#### [GIVEN PROBLEM]
Write out the material exactly, leaving every picture behind.
* Begin *
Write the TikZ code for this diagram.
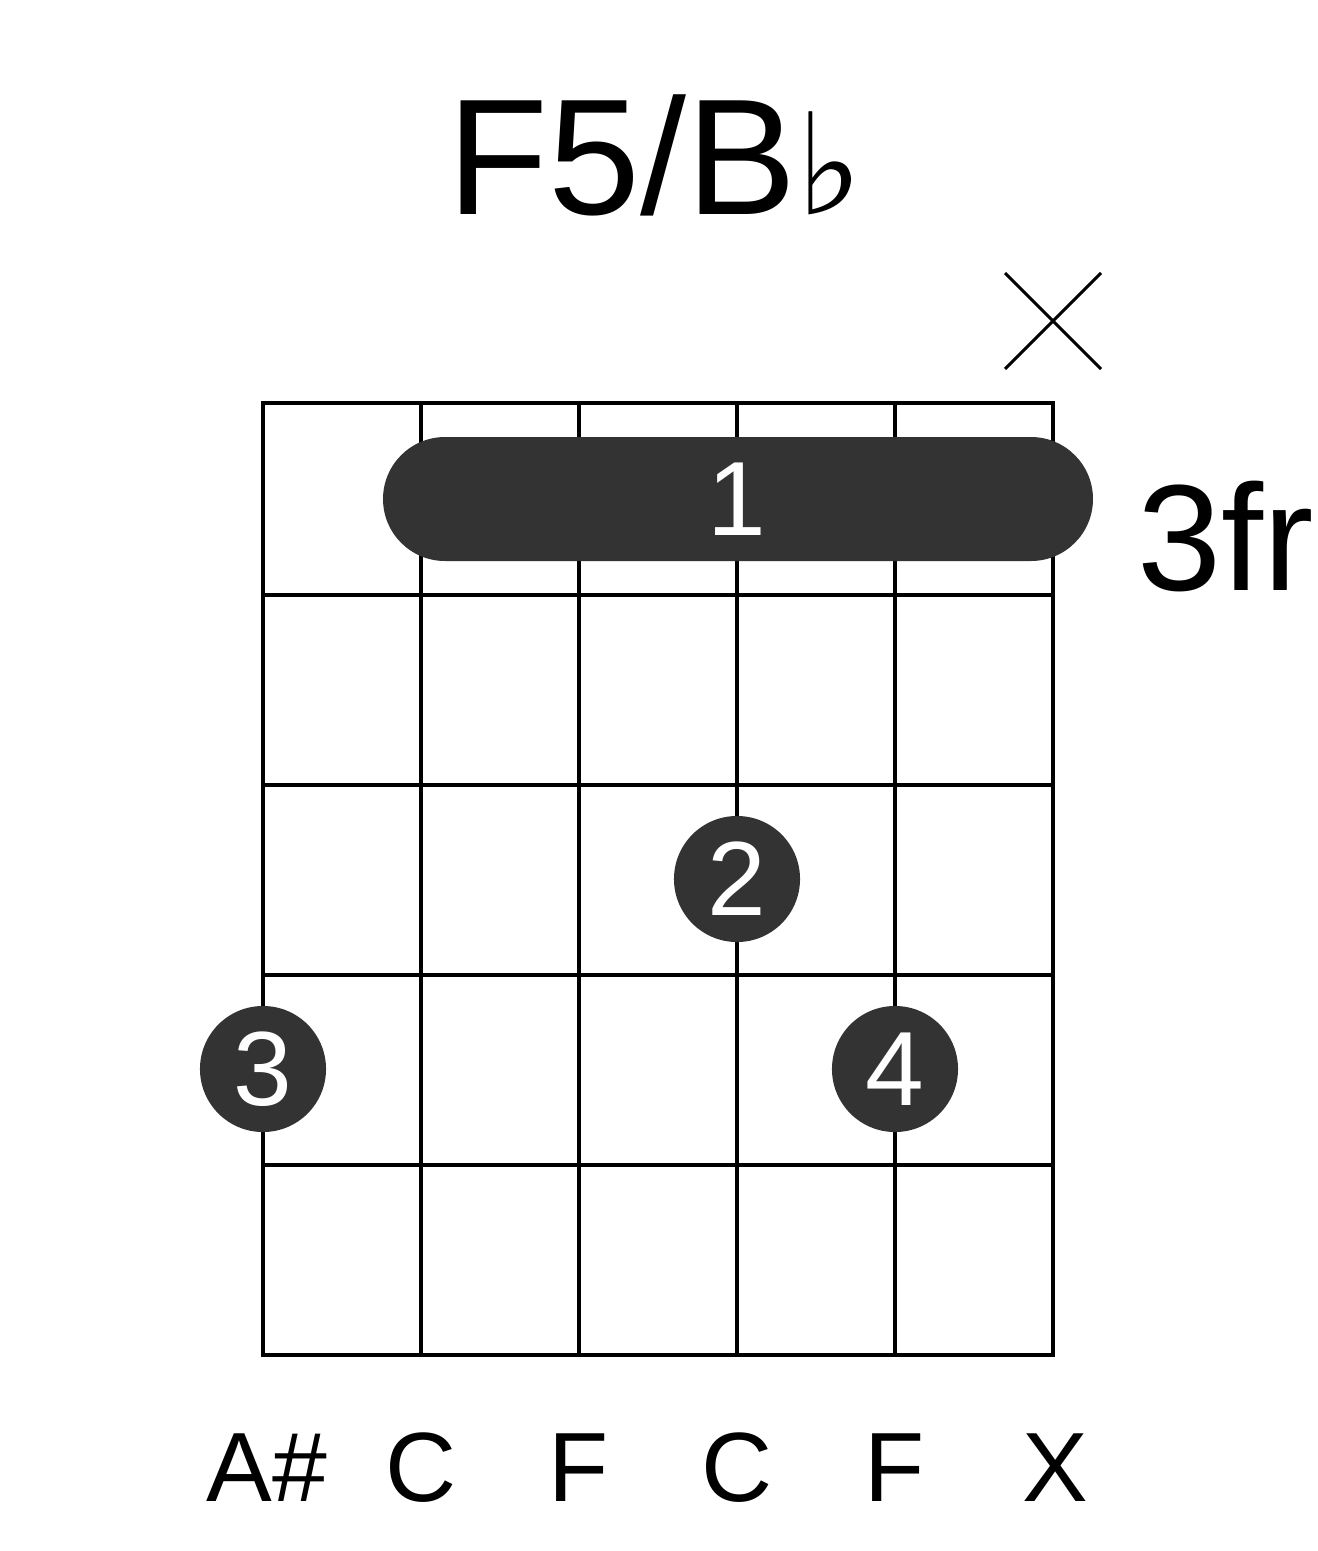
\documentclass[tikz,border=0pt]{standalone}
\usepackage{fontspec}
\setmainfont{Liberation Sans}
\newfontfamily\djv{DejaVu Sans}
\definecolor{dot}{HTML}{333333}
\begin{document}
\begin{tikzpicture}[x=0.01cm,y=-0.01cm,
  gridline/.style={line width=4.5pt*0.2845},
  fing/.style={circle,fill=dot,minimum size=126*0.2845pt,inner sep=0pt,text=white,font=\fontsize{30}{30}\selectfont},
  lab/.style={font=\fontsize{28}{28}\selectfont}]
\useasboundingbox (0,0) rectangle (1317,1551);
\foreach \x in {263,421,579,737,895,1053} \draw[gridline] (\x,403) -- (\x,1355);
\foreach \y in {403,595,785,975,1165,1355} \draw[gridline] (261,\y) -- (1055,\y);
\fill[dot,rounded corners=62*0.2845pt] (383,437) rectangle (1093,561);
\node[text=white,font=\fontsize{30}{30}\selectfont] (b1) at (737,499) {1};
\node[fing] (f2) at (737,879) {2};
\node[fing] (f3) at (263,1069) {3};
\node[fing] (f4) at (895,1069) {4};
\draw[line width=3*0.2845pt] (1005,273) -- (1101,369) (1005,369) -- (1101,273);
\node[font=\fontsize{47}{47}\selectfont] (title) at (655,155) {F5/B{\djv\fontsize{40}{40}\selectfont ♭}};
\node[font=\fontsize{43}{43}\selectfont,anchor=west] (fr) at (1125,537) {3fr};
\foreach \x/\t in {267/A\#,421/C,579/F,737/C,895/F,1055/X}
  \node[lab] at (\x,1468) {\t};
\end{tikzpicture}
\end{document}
* End *
#### [COMPLETE OUTPUT]
Write the TikZ code for this diagram.
\documentclass[tikz,border=0pt]{standalone}
\usepackage{fontspec}
\setmainfont{Liberation Sans}
\newfontfamily\djv{DejaVu Sans}
\definecolor{dot}{HTML}{333333}
\begin{document}
\begin{tikzpicture}[x=0.01cm,y=-0.01cm,
  gridline/.style={line width=4.5pt*0.2845},
  fing/.style={circle,fill=dot,minimum size=126*0.2845pt,inner sep=0pt,text=white,font=\fontsize{30}{30}\selectfont},
  lab/.style={font=\fontsize{28}{28}\selectfont}]
\useasboundingbox (0,0) rectangle (1317,1551);
\foreach \x in {263,421,579,737,895,1053} \draw[gridline] (\x,403) -- (\x,1355);
\foreach \y in {403,595,785,975,1165,1355} \draw[gridline] (261,\y) -- (1055,\y);
\fill[dot,rounded corners=62*0.2845pt] (383,437) rectangle (1093,561);
\node[text=white,font=\fontsize{30}{30}\selectfont] (b1) at (737,499) {1};
\node[fing] (f2) at (737,879) {2};
\node[fing] (f3) at (263,1069) {3};
\node[fing] (f4) at (895,1069) {4};
\draw[line width=3*0.2845pt] (1005,273) -- (1101,369) (1005,369) -- (1101,273);
\node[font=\fontsize{47}{47}\selectfont] (title) at (655,155) {F5/B{\djv\fontsize{40}{40}\selectfont ♭}};
\node[font=\fontsize{43}{43}\selectfont,anchor=west] (fr) at (1125,537) {3fr};
\foreach \x/\t in {267/A\#,421/C,579/F,737/C,895/F,1055/X}
  \node[lab] at (\x,1468) {\t};
\end{tikzpicture}
\end{document}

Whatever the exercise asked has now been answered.